WASHINGTON (AP) _ President Clinton received updates on the stock market plunge from Treasury Secretary Robert Rubin and remained confident about the country’s strong economic fundamentals, his spokesman said today.

``The president has watched and noted the developments of the day,″ presidential spokesman Mike McCurry told reporters at the White House. ``The president is confident the fundamentals of the American economy are strong. ... That’s what matters most.″

McCurry described Monday’s drop as ``a bare fraction of major breathtaking drops in the past″ and no reason for panic.

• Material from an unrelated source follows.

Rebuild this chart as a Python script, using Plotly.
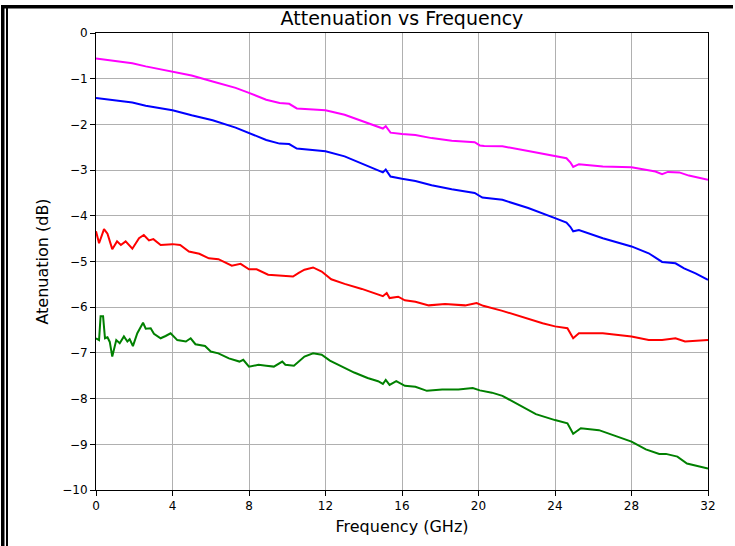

``We want everyone to just take a deep breath and think about where we are,″ McCurry said. ``This is a market that has performed amazingly well ... so let’s just be calm and reasonable.″

McCurry said that Rubin and other financial regulators were monitoring developments closely but he refused to speculate on what steps were being considered if the market continued to plunge.

The Dow was plunging while Clinton was at a Washington hotel delivering a speech before the Democratic Leadership Council, in which he credited the country’s strong economy and shrinking budget deficit to his administration’s policies.

Clinton was told that the automatic circuit breaker which shuts trading down had been triggered for the first time since being put in place following the 1987 crash.

McCurry said the president ``wanted to learn more about it″ and talked with Rubin by telephone once he returned to the White House.

McCurry was the only federal official discussing the market developments in the midst of the Wall Street plunge. Officials at the Treasury, the Federal Reserve and the Securities and Exchange Commission had no immediate comment.

Last Thursday when turmoil in Hong Kong first spilled over into U.S. markets, those agencies all stressed that they were carefully monitoring the situation and Rubin told reporters that he did not believe the turmoil in Southeast Asia would lead to a permanent disruption of U.S. markets.